BookmarkSubscribeRSS Feed
PaigeMiller
Diamond | Level 26

In a different thread@RichardDeVen proposed I launch SAS from the SAS 9.4 (Unicode Support) icon, instead of what I have always used which is the SAS 9.4 (English) icon.


What are the advantages and disadvantages of using each?

--
Paige Miller
9 REPLIES 9
Tom
Super User Tom
Super User

The difference is what value is set for the system option ENCODING.
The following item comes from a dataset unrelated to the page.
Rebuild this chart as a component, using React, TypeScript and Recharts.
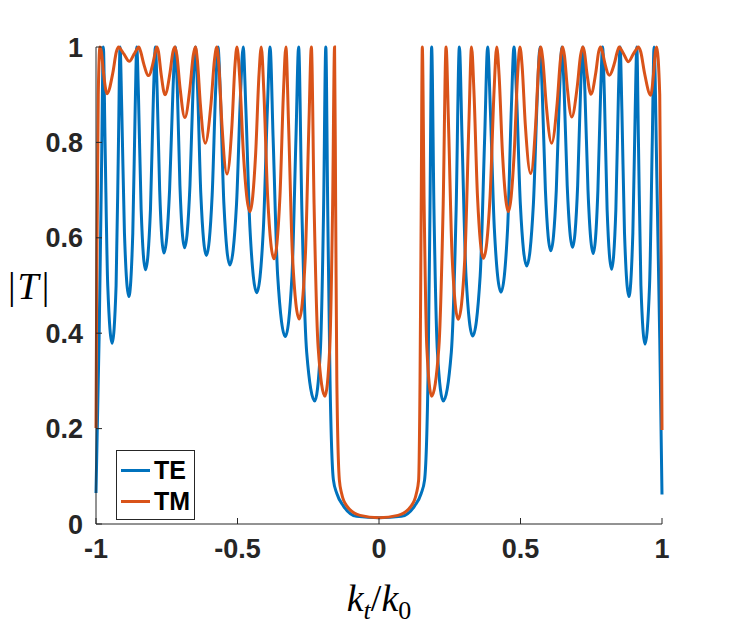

The default meaning of those START menu choices is that "English" using a single byte encoding, WLATIN1, and "Unicode Support" uses a multiple byte encoding, UTF-8.

 

With a single byte encoding strings can only represent 256 possible characters.  With multi-byte encoding strings can represent thousands of different characters.  If you try to read in data from a file or remote database that is using non 7-bit ASCII characters then with a single byte encoding some characters might not be able to represented.

 

So if you EVER have to deal with strings that have characters beyond the old 7-bit ASCII codes you are better off using "unicode support".  The trade off is that your string handling code needs to not treat one byte of the string as the same as one character of the string.  So for string manipulations you might need to use the K... series of function,  KLENGTH() , KSUBSTR(), KTRANSLATE() etc.

ChrisHemedinger
Community Manager

Unicode (UTF-8) is the encoding supported by most applications we use these days. It can handle virtually any character data (national characters, emojis, etc.)  I've been running SAS exclusively with ENCODING=UTF8 for years. It reduces the cases of the infamous "data cannot be transcoded" error that you encounter when trying to use data created in one encoding within a SAS session that has an incompatible encoding. UTF-8 essential for dealing with data coming from the internet or REST APIs hosted in software-as-a-service offerings.

 

SAS Viya runs using UTF-8 by default.

 

Because UTF-8 requires > 1 byte per character, the data sets are larger -- so that's a downside. If you know you will only ever deal with one encoding (usually WLATIN1 on Windows or LATIN9 on Unix) then maybe you can delay the transition.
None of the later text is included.